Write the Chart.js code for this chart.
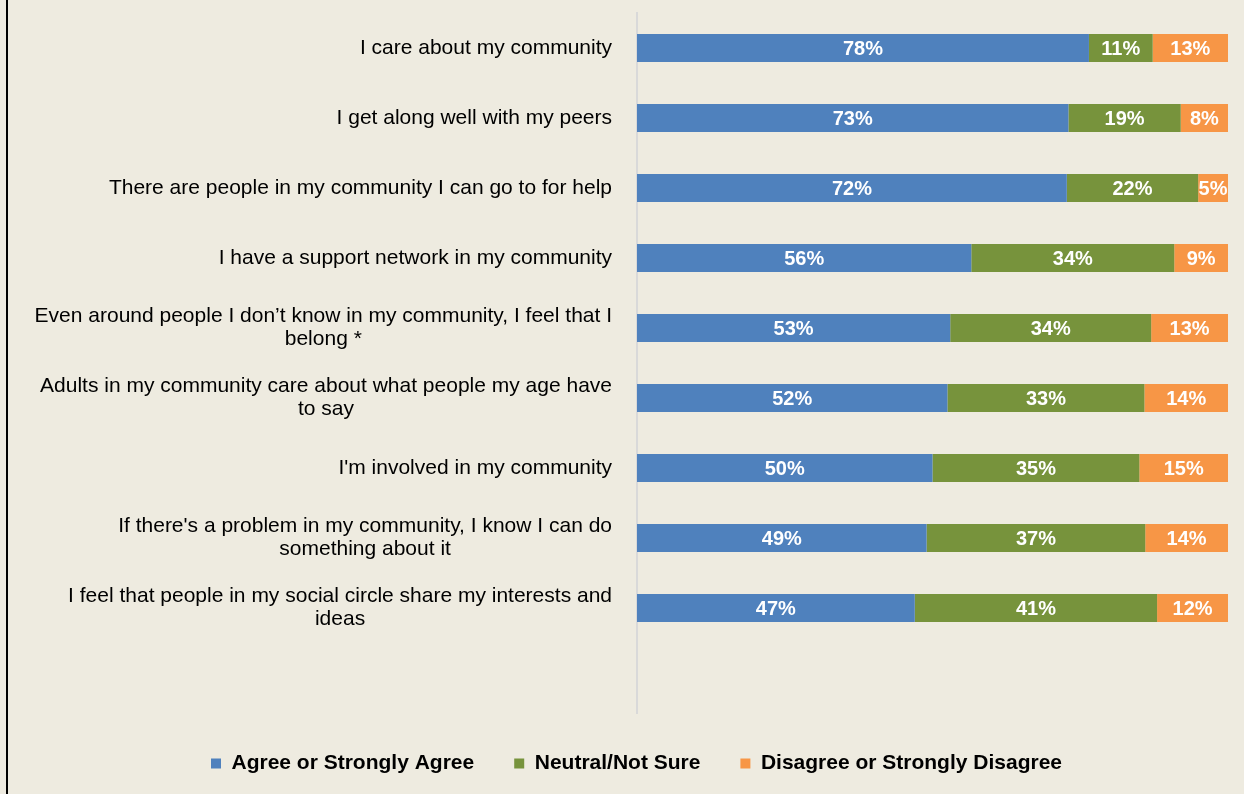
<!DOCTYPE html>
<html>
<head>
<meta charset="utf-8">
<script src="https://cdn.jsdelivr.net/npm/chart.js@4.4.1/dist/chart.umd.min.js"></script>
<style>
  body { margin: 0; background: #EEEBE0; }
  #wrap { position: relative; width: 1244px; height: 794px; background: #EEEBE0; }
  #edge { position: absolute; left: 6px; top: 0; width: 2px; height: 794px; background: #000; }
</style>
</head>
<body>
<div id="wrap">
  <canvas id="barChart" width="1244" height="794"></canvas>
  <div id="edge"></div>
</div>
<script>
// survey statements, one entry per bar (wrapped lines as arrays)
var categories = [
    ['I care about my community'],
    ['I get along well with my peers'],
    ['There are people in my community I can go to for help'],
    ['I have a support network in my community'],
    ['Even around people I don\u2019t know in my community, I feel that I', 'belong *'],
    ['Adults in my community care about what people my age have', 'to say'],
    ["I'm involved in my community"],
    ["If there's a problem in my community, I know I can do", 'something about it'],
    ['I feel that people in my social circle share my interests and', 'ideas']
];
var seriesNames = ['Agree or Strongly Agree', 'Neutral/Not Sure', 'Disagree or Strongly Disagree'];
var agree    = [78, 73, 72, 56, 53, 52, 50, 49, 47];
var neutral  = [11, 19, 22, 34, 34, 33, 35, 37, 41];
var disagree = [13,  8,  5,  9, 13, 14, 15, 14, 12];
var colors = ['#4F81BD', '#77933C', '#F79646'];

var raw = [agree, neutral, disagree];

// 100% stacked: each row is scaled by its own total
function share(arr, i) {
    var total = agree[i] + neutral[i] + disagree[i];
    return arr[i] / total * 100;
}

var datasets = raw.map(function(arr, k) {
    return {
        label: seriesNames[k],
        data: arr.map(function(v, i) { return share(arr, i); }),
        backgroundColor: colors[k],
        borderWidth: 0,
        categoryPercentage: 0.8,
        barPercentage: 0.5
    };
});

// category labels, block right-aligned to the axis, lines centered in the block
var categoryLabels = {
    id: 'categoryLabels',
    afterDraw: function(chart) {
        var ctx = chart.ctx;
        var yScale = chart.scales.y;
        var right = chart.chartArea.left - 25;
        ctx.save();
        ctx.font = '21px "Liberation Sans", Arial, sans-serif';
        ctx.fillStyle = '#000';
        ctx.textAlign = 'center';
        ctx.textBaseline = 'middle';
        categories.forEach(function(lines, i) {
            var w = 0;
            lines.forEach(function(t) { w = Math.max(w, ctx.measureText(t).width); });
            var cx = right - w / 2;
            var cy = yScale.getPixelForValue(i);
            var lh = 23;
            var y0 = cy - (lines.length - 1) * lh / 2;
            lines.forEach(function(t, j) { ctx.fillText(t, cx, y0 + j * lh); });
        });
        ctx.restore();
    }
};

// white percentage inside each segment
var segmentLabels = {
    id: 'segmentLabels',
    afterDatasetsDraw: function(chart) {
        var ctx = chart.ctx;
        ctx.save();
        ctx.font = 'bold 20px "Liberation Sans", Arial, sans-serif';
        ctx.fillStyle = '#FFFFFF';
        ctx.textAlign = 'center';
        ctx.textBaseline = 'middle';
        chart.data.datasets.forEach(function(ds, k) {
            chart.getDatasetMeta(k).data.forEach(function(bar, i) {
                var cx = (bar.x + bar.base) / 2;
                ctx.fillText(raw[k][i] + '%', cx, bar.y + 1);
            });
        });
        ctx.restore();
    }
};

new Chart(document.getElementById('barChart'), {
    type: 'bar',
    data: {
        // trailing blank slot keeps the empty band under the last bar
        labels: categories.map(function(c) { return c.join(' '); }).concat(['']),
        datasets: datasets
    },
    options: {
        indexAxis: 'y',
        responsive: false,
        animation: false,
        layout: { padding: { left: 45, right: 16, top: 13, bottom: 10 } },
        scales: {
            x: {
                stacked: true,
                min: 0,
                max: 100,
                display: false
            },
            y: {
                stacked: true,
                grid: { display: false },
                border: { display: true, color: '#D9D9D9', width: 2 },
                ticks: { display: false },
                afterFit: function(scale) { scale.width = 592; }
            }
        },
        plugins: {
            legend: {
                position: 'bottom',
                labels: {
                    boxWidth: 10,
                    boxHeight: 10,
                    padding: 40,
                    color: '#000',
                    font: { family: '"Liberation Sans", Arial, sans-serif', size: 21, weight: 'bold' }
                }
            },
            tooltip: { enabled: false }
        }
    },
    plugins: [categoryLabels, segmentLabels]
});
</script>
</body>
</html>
================================
Challenge -
Take the material above from its first line through the line holding "var colors = ['#4F81BD', '#77933C', '#F79646'];" and set it down exactly, without the pictures.

Exercise result -
Write the Chart.js code for this chart.
<!DOCTYPE html>
<html>
<head>
<meta charset="utf-8">
<script src="https://cdn.jsdelivr.net/npm/chart.js@4.4.1/dist/chart.umd.min.js"></script>
<style>
  body { margin: 0; background: #EEEBE0; }
  #wrap { position: relative; width: 1244px; height: 794px; background: #EEEBE0; }
  #edge { position: absolute; left: 6px; top: 0; width: 2px; height: 794px; background: #000; }
</style>
</head>
<body>
<div id="wrap">
  <canvas id="barChart" width="1244" height="794"></canvas>
  <div id="edge"></div>
</div>
<script>
// survey statements, one entry per bar (wrapped lines as arrays)
var categories = [
    ['I care about my community'],
    ['I get along well with my peers'],
    ['There are people in my community I can go to for help'],
    ['I have a support network in my community'],
    ['Even around people I don\u2019t know in my community, I feel that I', 'belong *'],
    ['Adults in my community care about what people my age have', 'to say'],
    ["I'm involved in my community"],
    ["If there's a problem in my community, I know I can do", 'something about it'],
    ['I feel that people in my social circle share my interests and', 'ideas']
];
var seriesNames = ['Agree or Strongly Agree', 'Neutral/Not Sure', 'Disagree or Strongly Disagree'];
var agree    = [78, 73, 72, 56, 53, 52, 50, 49, 47];
var neutral  = [11, 19, 22, 34, 34, 33, 35, 37, 41];
var disagree = [13,  8,  5,  9, 13, 14, 15, 14, 12];
var colors = ['#4F81BD', '#77933C', '#F79646'];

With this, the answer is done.